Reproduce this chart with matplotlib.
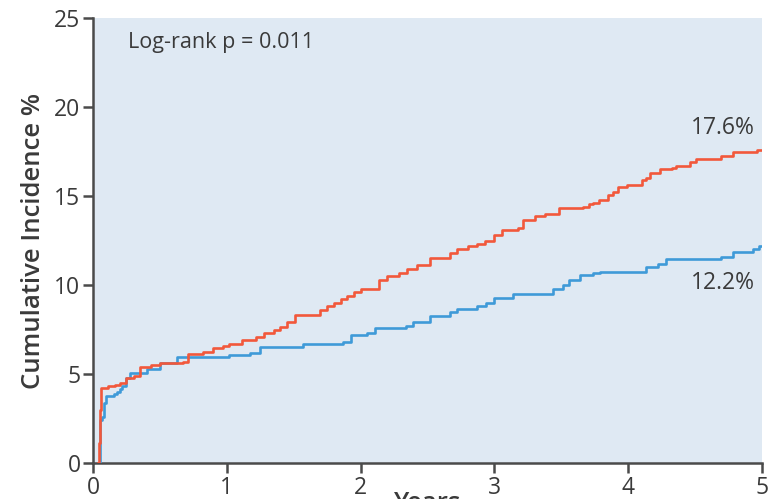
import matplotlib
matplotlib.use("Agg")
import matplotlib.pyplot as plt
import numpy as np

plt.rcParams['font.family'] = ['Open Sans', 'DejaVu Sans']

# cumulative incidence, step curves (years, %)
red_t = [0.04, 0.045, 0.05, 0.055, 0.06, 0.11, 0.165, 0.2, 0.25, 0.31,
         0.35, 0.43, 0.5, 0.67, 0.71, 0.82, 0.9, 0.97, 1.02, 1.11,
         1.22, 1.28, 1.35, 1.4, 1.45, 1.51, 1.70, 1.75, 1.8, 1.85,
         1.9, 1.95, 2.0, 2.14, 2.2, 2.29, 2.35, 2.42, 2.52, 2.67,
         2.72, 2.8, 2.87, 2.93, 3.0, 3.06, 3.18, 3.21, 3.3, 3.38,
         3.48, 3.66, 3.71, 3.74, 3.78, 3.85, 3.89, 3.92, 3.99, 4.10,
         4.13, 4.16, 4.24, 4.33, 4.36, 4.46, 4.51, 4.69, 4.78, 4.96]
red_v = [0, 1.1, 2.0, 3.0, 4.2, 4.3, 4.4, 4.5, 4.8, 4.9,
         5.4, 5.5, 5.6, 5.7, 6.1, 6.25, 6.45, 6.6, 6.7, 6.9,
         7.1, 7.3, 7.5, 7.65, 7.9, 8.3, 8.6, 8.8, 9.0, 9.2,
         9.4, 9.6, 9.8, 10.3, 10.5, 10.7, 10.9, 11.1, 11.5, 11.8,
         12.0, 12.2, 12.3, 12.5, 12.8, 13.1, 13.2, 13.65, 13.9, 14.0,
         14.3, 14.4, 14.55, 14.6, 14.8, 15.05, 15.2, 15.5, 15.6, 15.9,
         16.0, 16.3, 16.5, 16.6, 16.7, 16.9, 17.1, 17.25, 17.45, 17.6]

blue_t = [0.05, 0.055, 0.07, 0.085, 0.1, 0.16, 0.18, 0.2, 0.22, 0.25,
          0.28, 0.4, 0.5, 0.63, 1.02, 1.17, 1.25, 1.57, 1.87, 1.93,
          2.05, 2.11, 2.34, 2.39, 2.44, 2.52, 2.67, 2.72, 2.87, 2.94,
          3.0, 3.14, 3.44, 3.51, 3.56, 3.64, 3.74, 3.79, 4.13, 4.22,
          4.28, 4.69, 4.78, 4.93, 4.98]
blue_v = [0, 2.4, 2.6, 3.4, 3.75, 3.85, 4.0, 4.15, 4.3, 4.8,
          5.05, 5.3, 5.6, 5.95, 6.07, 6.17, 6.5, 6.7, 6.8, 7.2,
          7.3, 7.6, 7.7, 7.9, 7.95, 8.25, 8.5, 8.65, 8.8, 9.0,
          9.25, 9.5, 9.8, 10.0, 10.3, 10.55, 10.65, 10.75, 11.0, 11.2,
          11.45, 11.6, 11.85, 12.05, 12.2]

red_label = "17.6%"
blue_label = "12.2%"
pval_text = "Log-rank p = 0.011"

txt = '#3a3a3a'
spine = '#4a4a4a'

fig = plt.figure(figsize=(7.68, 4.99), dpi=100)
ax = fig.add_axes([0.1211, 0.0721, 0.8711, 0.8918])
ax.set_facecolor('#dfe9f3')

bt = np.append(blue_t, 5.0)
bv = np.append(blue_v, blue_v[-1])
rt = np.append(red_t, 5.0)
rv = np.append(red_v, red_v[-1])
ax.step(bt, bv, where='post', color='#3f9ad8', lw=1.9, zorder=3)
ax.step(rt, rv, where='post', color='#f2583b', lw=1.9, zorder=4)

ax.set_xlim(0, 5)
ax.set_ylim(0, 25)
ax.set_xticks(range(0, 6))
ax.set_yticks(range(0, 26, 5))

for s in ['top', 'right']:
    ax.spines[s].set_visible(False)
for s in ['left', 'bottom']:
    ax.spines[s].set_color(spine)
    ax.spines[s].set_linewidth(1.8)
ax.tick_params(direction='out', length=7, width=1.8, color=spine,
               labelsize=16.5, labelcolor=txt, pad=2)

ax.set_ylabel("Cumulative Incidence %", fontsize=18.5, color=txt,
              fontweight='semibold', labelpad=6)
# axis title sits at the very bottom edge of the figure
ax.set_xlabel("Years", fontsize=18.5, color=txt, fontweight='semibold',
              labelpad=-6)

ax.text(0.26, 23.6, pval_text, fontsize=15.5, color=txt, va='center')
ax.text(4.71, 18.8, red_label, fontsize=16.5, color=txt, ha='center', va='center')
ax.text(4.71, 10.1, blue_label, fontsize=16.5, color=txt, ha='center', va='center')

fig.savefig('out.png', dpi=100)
○ ○ ○
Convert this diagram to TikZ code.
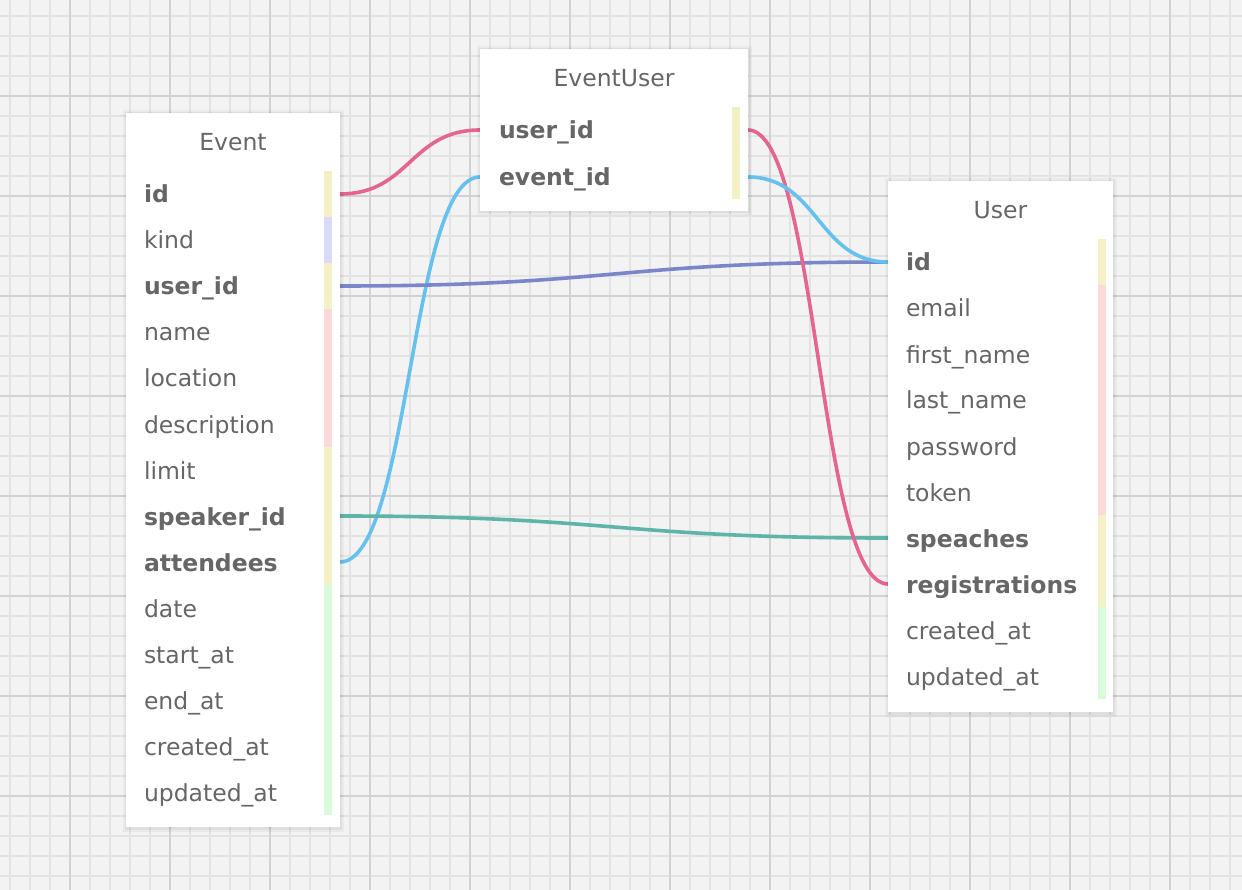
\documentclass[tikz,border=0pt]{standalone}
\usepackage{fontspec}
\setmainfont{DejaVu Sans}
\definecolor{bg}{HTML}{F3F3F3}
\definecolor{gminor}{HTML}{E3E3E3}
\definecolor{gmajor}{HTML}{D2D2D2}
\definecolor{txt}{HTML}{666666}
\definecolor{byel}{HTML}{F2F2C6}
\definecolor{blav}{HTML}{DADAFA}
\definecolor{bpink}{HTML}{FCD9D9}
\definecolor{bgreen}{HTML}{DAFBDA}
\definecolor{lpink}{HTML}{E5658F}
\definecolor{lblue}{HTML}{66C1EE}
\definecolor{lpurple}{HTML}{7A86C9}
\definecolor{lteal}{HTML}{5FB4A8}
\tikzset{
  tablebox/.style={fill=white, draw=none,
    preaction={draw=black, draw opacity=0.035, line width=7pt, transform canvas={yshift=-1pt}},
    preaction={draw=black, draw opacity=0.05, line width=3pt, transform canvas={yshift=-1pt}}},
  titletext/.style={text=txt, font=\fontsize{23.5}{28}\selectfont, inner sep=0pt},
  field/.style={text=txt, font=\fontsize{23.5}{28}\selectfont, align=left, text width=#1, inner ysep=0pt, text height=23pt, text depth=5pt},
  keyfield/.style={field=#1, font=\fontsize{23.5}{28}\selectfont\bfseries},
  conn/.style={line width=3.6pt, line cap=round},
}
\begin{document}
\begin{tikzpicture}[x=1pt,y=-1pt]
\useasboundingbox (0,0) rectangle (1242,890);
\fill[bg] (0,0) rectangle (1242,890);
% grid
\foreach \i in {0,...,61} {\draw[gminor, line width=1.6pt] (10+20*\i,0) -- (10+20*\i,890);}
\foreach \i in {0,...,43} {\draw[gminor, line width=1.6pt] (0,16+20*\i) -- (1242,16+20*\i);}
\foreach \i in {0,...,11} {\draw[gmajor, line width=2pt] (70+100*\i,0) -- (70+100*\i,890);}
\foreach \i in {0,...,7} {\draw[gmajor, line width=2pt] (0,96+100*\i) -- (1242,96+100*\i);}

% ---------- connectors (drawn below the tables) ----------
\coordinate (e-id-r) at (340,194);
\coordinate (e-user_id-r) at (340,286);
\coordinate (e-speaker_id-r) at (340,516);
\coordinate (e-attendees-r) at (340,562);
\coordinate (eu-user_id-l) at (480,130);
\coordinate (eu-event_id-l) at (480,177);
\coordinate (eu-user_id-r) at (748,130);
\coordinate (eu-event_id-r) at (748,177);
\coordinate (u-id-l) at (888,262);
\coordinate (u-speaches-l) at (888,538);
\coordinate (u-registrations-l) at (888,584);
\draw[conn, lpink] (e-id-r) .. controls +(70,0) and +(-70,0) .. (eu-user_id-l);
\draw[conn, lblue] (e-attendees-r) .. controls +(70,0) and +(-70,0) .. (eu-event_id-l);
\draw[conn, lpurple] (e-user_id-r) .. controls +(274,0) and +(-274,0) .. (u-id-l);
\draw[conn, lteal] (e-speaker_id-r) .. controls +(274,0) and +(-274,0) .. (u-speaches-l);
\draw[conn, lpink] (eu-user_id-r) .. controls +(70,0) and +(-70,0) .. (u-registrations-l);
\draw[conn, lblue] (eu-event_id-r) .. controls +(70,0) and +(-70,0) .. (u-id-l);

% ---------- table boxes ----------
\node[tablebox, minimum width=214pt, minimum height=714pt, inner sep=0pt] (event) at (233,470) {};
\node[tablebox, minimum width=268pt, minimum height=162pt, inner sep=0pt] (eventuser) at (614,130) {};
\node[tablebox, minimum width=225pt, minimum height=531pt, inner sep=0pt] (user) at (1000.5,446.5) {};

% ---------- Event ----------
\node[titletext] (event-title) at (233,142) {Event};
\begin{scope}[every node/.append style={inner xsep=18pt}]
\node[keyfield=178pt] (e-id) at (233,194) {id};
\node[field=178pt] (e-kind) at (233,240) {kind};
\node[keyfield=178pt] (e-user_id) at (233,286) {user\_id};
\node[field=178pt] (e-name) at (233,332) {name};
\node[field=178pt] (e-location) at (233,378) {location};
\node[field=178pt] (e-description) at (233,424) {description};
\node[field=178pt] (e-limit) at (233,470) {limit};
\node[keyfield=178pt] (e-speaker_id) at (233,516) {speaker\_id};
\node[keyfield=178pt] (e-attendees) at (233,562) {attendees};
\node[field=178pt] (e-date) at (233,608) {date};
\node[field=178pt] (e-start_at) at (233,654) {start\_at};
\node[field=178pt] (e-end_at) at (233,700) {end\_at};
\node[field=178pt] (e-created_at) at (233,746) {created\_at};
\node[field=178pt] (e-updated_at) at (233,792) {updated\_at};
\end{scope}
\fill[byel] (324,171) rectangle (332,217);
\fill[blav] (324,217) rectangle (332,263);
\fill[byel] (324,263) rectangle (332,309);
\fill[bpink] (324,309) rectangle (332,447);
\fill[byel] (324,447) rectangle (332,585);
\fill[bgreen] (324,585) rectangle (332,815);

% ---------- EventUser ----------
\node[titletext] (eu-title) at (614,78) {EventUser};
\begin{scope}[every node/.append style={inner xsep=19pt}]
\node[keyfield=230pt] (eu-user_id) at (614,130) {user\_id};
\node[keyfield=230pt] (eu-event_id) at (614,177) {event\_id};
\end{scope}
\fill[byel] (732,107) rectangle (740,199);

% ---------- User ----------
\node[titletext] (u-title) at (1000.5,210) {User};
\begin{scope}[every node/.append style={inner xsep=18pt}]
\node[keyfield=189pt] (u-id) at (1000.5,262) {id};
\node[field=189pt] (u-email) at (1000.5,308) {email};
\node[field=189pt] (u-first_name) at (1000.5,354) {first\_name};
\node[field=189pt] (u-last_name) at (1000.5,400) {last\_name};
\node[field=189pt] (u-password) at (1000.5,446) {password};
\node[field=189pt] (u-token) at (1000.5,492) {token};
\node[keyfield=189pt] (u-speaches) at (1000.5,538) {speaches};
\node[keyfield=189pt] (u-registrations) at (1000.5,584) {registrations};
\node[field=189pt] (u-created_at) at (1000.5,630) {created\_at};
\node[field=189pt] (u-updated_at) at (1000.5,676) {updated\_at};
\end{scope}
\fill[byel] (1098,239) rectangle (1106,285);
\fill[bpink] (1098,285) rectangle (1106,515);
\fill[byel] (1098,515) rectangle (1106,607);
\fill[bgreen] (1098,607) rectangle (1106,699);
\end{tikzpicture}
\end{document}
○ ○ ○
### Task statement
Exactly reproduce the stretch that starts at the line containing "Reproduce this chart with matplotlib." and ends at the line containing "plt.rcParams['font.family'] = ['Open", both ends included; leave any pictures out.

### Exercise response
Reproduce this chart with matplotlib.
import matplotlib
matplotlib.use("Agg")
import matplotlib.pyplot as plt
import numpy as np

plt.rcParams['font.family'] = ['Open Sans', 'DejaVu Sans']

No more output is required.